For someone to develop genuine compassion towards others,
first he or she must have a basis upon which to cultivate compassion,
and that basis is the ability to connect to one’s own feelings
and to care for one’s own welfare…
Caring for others requires caring for oneself.
– Dalai Lama (2000)
The Contemplary is delighted to host Chris Germer on his first visit to Melbourne. This workshop is an introduction to Mindful Self-Compassion (MSC), an empirically-supported training program based on the clinical perspective of Chris Germer and the pioneering research of Kristin Neff.
MSC combines the skills of mindfulness and self-compassion to enhance our capacity for emotional wellbeing. Mindfulness is the first step—turning with loving awareness toward difficult experience (emotions, sensations, thoughts). Self-compassion comes next—bringing loving awareness to ourselves. Together, mindfulness and self-compassion comprise a state of warm, connected presence during difficult moments in our lives.
Burgeoning research shows that self-compassion is strongly associated with emotional wellbeing, coping with life’s challenges, lower levels of anxiety and depression, healthy habits such as diet and exercise, and more satisfying personal relationships. It is an inner strength that enables us to be more fully human—to acknowledge our shortcomings, learn from them, and make necessary changes with an attitude of kindness and self-respect.
Self-compassion can be learned by anyone. This workshop is therefore open to everyone and will be of particular interest for Health Care professionals. After participating in this workshop, you will be able to:
- Practice self-compassion in daily life
- Understand the science of self-compassion
- Motivate yourself with kindness rather than criticism
- Handle difficult emotions with greater ease
- Manage caregiver fatigue
- Practice the art of savoring and self-appreciation
- Teach simple self-compassion exercises to clients
Program activities include talks, meditation, experiential exercises, and group discussion. Participants will directly experience self-compassion and learn practices that evoke self-compassion in daily life. No previous experience with mindfulness or meditation is required to attend the program.
Christopher K. Germer, PhD is a clinical psychologist in private practice, a faculty member in psychology at Harvard Medical School, Cambridge Health Alliance, and a founding faculty member of the Institute for Meditation and Psychotherapy. He leads workshops internationally on mindfulness and self-compassion. He is a founding member and senior advisor for the Center for Mindfulness and Compassion. Dr. Germer is author of The Mindful Path to Self-Compassion, and co-editor of Mindfulness and Psychotherapy and Wisdom and Compassion in Psychotherapy.

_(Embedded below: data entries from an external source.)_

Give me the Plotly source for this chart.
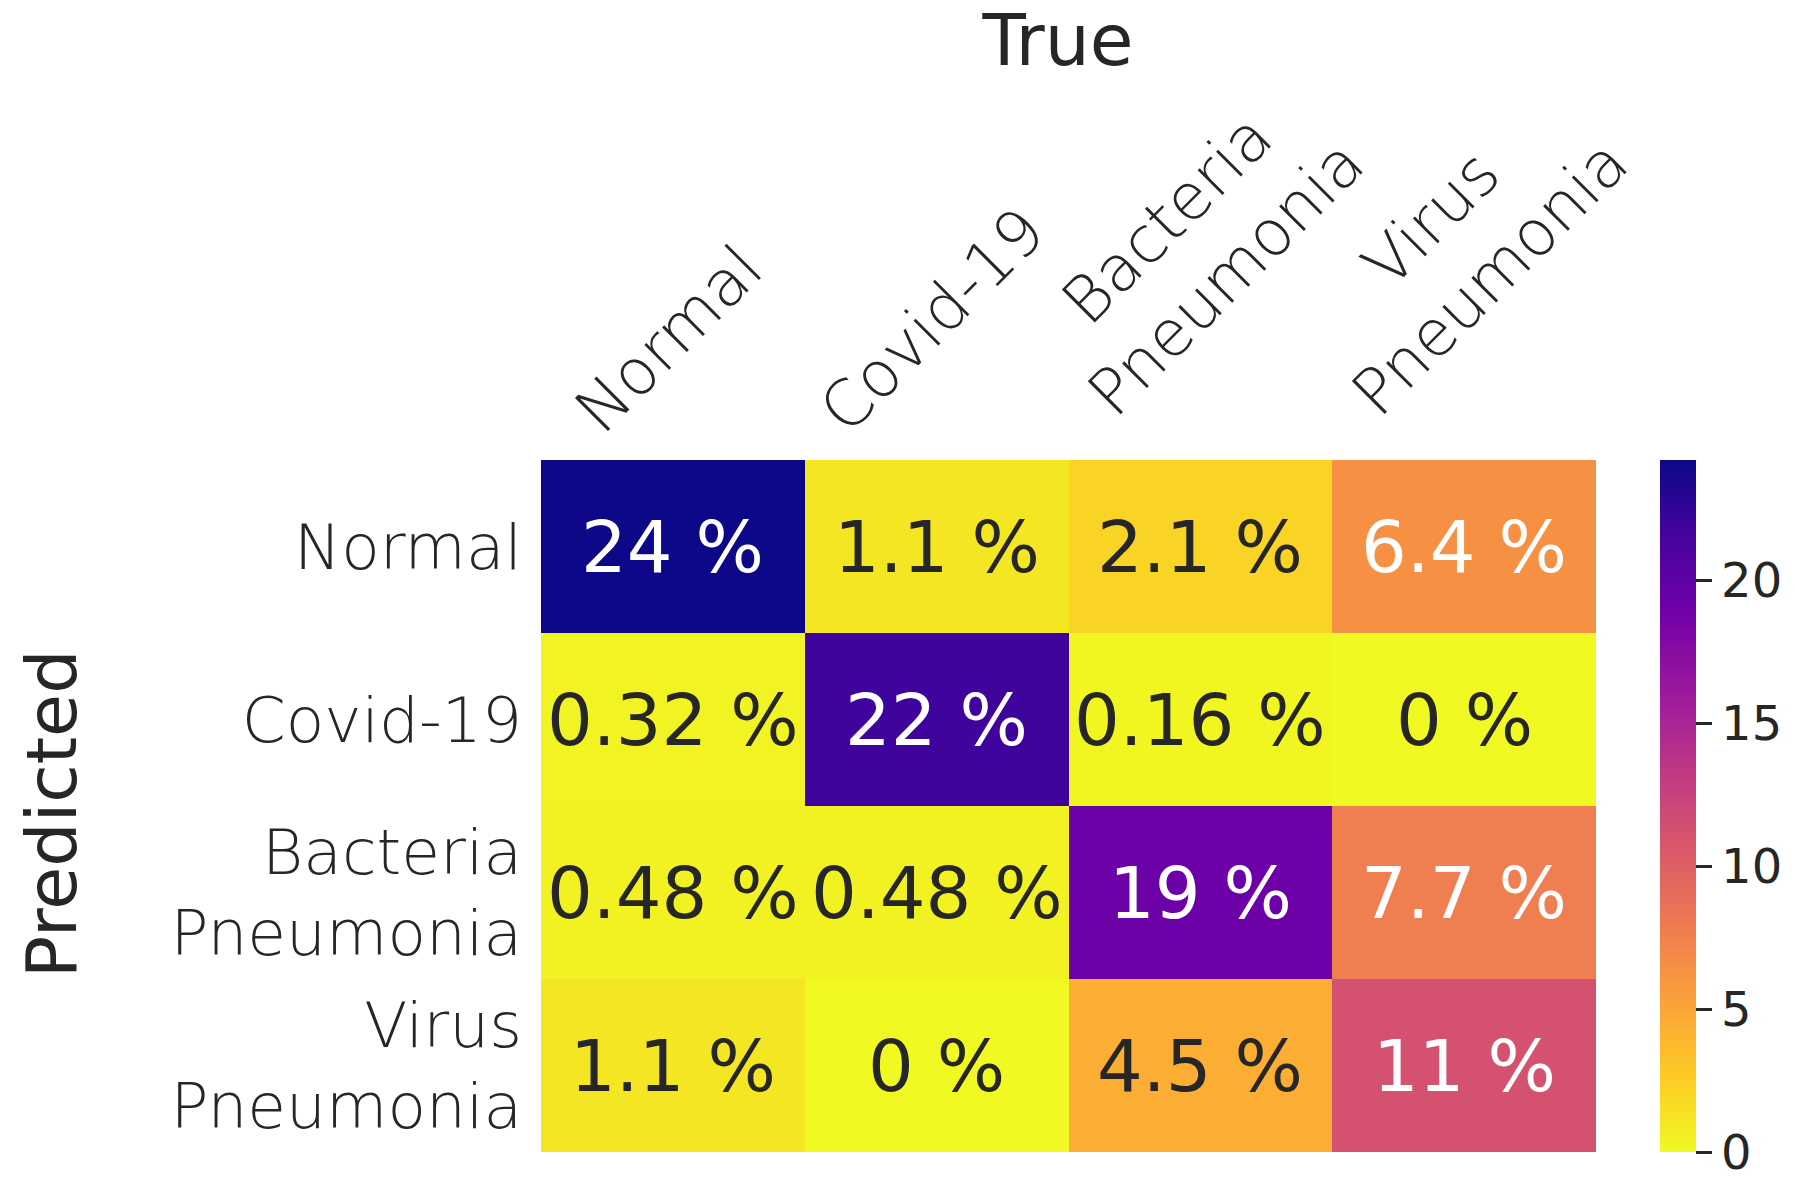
import plotly.graph_objects as go

# ---- data ----
true_labels = ["Normal", "Covid-19", "Bacteria<br>Pneumonia", "Virus<br>Pneumonia"]
pred_labels = ["Normal", "Covid-19", "Bacteria<br>Pneumonia", "Virus<br>Pneumonia"]
row_normal = [24.2, 1.1, 2.1, 6.4]
row_covid = [0.32, 21.9, 0.16, 0.0]
row_bacteria = [0.48, 0.48, 19.2, 7.7]
row_virus = [1.1, 0.0, 4.5, 11.2]
cbar_ticks = [0, 5, 10, 15, 20]

z = [row_normal, row_covid, row_bacteria, row_virus]
zmax = max(max(r) for r in z)
ncol, nrow = len(true_labels), len(pred_labels)

DARK = "#262626"
LIGHT_FONT = "DejaVu Sans ExtraLight, DejaVu Sans Light, DejaVu Sans"

# page body has an 8px margin; the figure is sized to fit the window
OFF = 8
W, H = 1795 - OFF, 1182 - OFF
L, T = 541 - OFF, 460 - OFF
R, B = W - (1596 - OFF), H - (1152 - OFF)
PW, PH = W - L - R, H - T - B

fig = go.Figure(
    go.Heatmap(
        z=z,
        x=true_labels,
        y=pred_labels,
        colorscale="Plasma",
        reversescale=True,
        zmin=0,
        zmax=zmax,
        hoverinfo="skip",
        colorbar=dict(
            x=(1660 - 541) / PW,
            xanchor="left",
            xpad=0,
            ypad=0,
            y=0.5,
            yanchor="middle",
            len=1,
            lenmode="fraction",
            thickness=36,
            thicknessmode="pixels",
            outlinewidth=0,
            ticks="outside",
            ticklen=16,
            tickwidth=3,
            tickcolor=DARK,
            tickvals=cbar_ticks,
            tickfont=dict(family="DejaVu Sans", size=48, color=DARK),
        ),
    )
)

annotations = []
for i, row in enumerate(z):
    for j, v in enumerate(row):
        annotations.append(
            dict(
                x=true_labels[j],
                y=pred_labels[i],
                xref="x",
                yref="y",
                text=format(v, ".2g") + " %",
                showarrow=False,
                font=dict(family="DejaVu Sans", size=72, color="white" if v >= 5 else DARK),
            )
        )

for lab in true_labels:
    nlines = lab.count("<br>") + 1
    annotations.append(
        dict(
            x=lab,
            xref="x",
            y=1,
            yref="paper",
            xshift=-4,
            yshift=10 + 17 * (nlines - 1),
            xanchor="center",
            yanchor="bottom",
            textangle=-45,
            text=lab,
            showarrow=False,
            align="center",
            font=dict(family=LIGHT_FONT, size=64, color=DARK, weight=200),
        )
    )

annotations.append(
    dict(
        x=(52 - 541) / PW,
        xref="paper",
        y=(1152 - 814) / PH,
        yref="paper",
        xanchor="center",
        yanchor="middle",
        textangle=-90,
        text="Predicted",
        showarrow=False,
        font=dict(family="DejaVu Sans", size=70, color=DARK),
    )
)

fig.update_layout(
    width=W,
    height=H,
    margin=dict(l=L, r=R, t=T, b=B, pad=0, autoexpand=False),
    paper_bgcolor="white",
    plot_bgcolor="white",
    title=dict(
        text="True",
        x=(1058 - 541) / PW,
        xref="paper",
        xanchor="center",
        y=1 - (40 - OFF) / H,
        yref="container",
        yanchor="middle",
        font=dict(family="DejaVu Sans", size=71, color=DARK),
    ),
    xaxis=dict(
        side="top",
        range=[-0.5, ncol - 0.5],
        autorange=False,
        showticklabels=False,
        ticks="",
        showgrid=False,
        zeroline=False,
        showline=False,
    ),
    yaxis=dict(
        range=[nrow - 0.5, -0.5],
        autorange=False,
        ticks="",
        ticklabelstandoff=18,
        tickfont=dict(family=LIGHT_FONT, size=63, color=DARK, weight=200),
        showgrid=False,
        zeroline=False,
        showline=False,
    ),
    annotations=annotations,
)

fig.write_html("out.html")
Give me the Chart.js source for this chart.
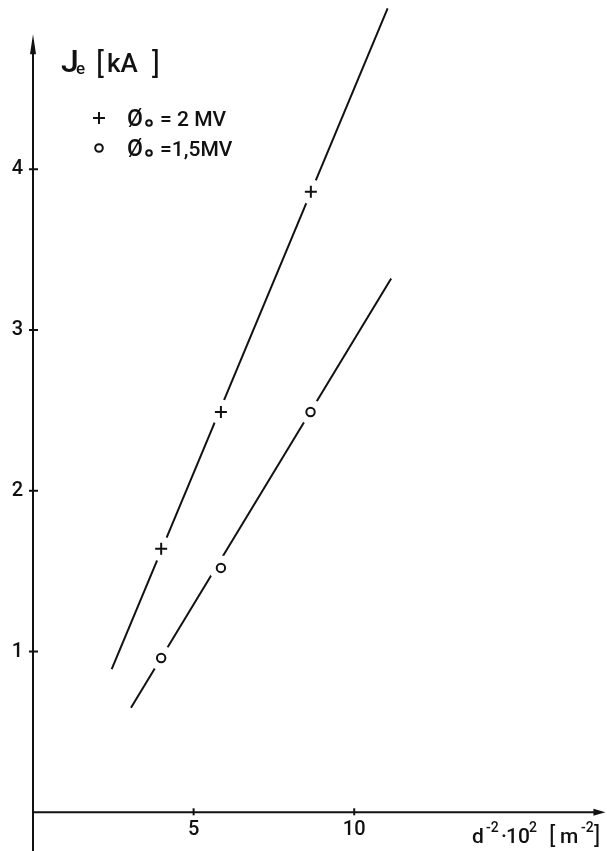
<!DOCTYPE html>
<html><head><meta charset="utf-8">
<script src="https://cdn.jsdelivr.net/npm/chart.js@4"></script>
<style>html,body{margin:0;padding:0;background:#fff}#wrap{width:607px;height:851px;position:relative}</style>
</head><body><div id="wrap"><canvas id="c"></canvas></div>
<script>
// ---- data ----
const xTicks = [5, 10];
const yTicks = [1, 2, 3, 4];
const plusX = [3.99, 5.85, 8.65];
const plusY = [1.64, 2.49, 3.86];
const circX = [3.99, 5.85, 8.64];
const circY = [0.96, 1.52, 2.49];
const plusLineX = [2.45, 11.04];
const plusLineY = [0.89, 5.00];
const circLineX = [3.05, 11.15];
const circLineY = [0.65, 3.32];
const legendLabels = ['= 2 MV', '=1,5MV'];
const xTitleParts = ['d', '-2', '\u00B7', '10', '2', '[', 'm', '-2', ']'];

const zip = (xs, ys) => xs.map((x, i) => ({x, y: ys[i]}));
const INK = '#111';
const FONT = 'Roboto, "DejaVu Sans Condensed", sans-serif';

const noPad = s => { s.paddingTop = 0; s.paddingBottom = 0; s.paddingLeft = 0; s.paddingRight = 0; };

const decor = {
  id: 'decor',
  afterDraw(chart) {
    const ctx = chart.ctx;
    const xs = chart.scales.x, ys = chart.scales.y;
    const x0 = xs.getPixelForValue(0), y0 = ys.getPixelForValue(0);
    ctx.save();
    ctx.strokeStyle = INK; ctx.fillStyle = INK; ctx.lineWidth = 2;
    // y axis
    const yTop = ys.getPixelForValue(4.84);
    ctx.beginPath(); ctx.moveTo(x0, 851); ctx.lineTo(x0, yTop + 6); ctx.stroke();
    ctx.beginPath(); ctx.moveTo(x0, yTop); ctx.lineTo(x0 - 3, yTop + 20); ctx.lineTo(x0 + 3, yTop + 20); ctx.closePath(); ctx.fill();
    // x axis
    const xRight = xs.getPixelForValue(17.82);
    ctx.beginPath(); ctx.moveTo(x0, y0); ctx.lineTo(xRight - 6, y0); ctx.stroke();
    ctx.beginPath(); ctx.moveTo(xRight, y0); ctx.lineTo(xRight - 12, y0 - 3.5); ctx.lineTo(xRight - 12, y0 + 3.5); ctx.closePath(); ctx.fill();
    // tick marks crossing the axes
    yTicks.forEach(v => { const p = ys.getPixelForValue(v); ctx.beginPath(); ctx.moveTo(x0 - 4, p); ctx.lineTo(x0 + 5, p); ctx.stroke(); });
    xTicks.forEach(v => { const p = xs.getPixelForValue(v); ctx.beginPath(); ctx.moveTo(p, y0 - 4); ctx.lineTo(p, y0 + 3); ctx.stroke(); });
    // y title  J_e [kA ]
    ctx.textBaseline = 'alphabetic'; ctx.textAlign = 'left';
    ctx.font = '500 32px ' + FONT;
    ctx.fillText('J', 61, 72);
    ctx.font = '500 17px ' + FONT;
    ctx.fillText('e', 76, 74);
    ctx.font = '400 30px ' + FONT;
    ctx.fillText('[', 96, 73);
    ctx.font = '500 26px ' + FONT;
    ctx.fillText('kA', 107, 72);
    ctx.font = '400 30px ' + FONT;
    ctx.fillText(']', 152, 73);
    // legend markers
    ctx.lineWidth = 2;
    ctx.beginPath(); ctx.moveTo(93, 118); ctx.lineTo(105, 118); ctx.moveTo(99, 112); ctx.lineTo(99, 124); ctx.stroke();
    ctx.beginPath(); ctx.arc(99, 148, 3.8, 0, Math.PI * 2); ctx.stroke();
    [118, 148].forEach((yy, i) => {
      ctx.font = '500 23px ' + FONT;
      ctx.fillText('\u00D8', 127, yy + 8);
      ctx.lineWidth = 2;
      ctx.beginPath(); ctx.arc(149, yy + 5, 2.8, 0, Math.PI * 2); ctx.stroke();
      ctx.font = '500 21px ' + FONT;
      ctx.fillText(legendLabels[i], 160, yy + 8);
    });
    // x title, placed piece by piece
    const px = [472, 486, 501, 506, 529, 549, 560, 581, 594];
    const sup = [false, true, false, false, true, false, false, true, false];
    xTitleParts.forEach((t, i) => {
      ctx.font = sup[i] ? '500 14px ' + FONT : (t === '[' || t === ']' ? '400 24px ' : '500 21px ') + FONT;
      ctx.fillText(t, px[i], sup[i] ? 832 : 843);
    });
    ctx.restore();
  }
};

new Chart(document.getElementById('c'), {
  type: 'scatter',
  data: {
    datasets: [
      { data: zip(plusX, plusY), pointStyle: 'cross', pointRadius: 6, borderColor: INK, borderWidth: 2, order: 0, clip: false },
      { data: zip(circX, circY), pointStyle: 'circle', pointRadius: 4.2, borderColor: INK, backgroundColor: '#fff', borderWidth: 2, order: 0, clip: false },
      { data: zip(plusX, plusY).concat(zip(circX, circY)), pointStyle: 'circle', pointRadius: 12.5, backgroundColor: '#fff', borderWidth: 0, borderColor: 'rgba(0,0,0,0)', order: 1, clip: false },
      { data: zip(plusLineX, plusLineY), showLine: true, pointRadius: 0, borderColor: INK, borderWidth: 2, order: 2, clip: false },
      { data: zip(circLineX, circLineY), showLine: true, pointRadius: 0, borderColor: INK, borderWidth: 2, order: 2, clip: false }
    ]
  },
  options: {
    responsive: true, maintainAspectRatio: false, animation: false, events: [],
    layout: { padding: 0 },
    plugins: { legend: { display: false }, tooltip: { enabled: false }, title: { display: false } },
    scales: {
      x: {
        type: 'linear', min: 0, max: 17.48,
        afterBuildTicks: s => { s.ticks = xTicks.map(v => ({ value: v })); },
        afterFit: s => { s.height = 38.7; noPad(s); },
        grid: { display: false, drawTicks: false }, border: { display: false },
        ticks: { color: INK, font: { family: FONT, size: 20, weight: 500 }, padding: 6, maxRotation: 0, autoSkip: false }
      },
      y: {
        type: 'linear', min: 0, max: 4.975,
        afterBuildTicks: s => { s.ticks = yTicks.map(v => ({ value: v })); },
        afterFit: s => { s.width = 33; noPad(s); },
        grid: { display: false, drawTicks: false }, border: { display: false },
        ticks: { color: INK, font: { family: FONT, size: 20, weight: 500 }, padding: 10, crossAlign: 'center', autoSkip: false }
      }
    }
  },
  plugins: [decor]
});
</script></body></html>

Kathleen Cator is a clinical psychologist and certified Mindful Self-Compassion Teacher. A former nurse, and mother of three children, Kathleen has over 20 years of experience as a health professional and family caregiver. Kathleen is a member of the teaching faculty at The Contemplary. She also works in her private practice Metta Health & Psychology, which provides psychotherapy and training for individuals, groups and organisations. Kathleen has trained with many inspirational teachers, including mindfulness pioneer, Jon Kabat-Zinn, and the founder of Compassion Focused Therapy, Paul Gilbert. She completed Mindful Self-Compassion teacher training through UCSD Centre for Mindfulness with Kristin Neff and Chris Germer.
Continuing Professional Development
This workshop should accrue a minimum of 12 hours of professional development (CPD). Certificates of attendance will be distributed at the afternoon tea break on the second day of the workshop. Please see your professional organisation’s guidelines for their specific requirements.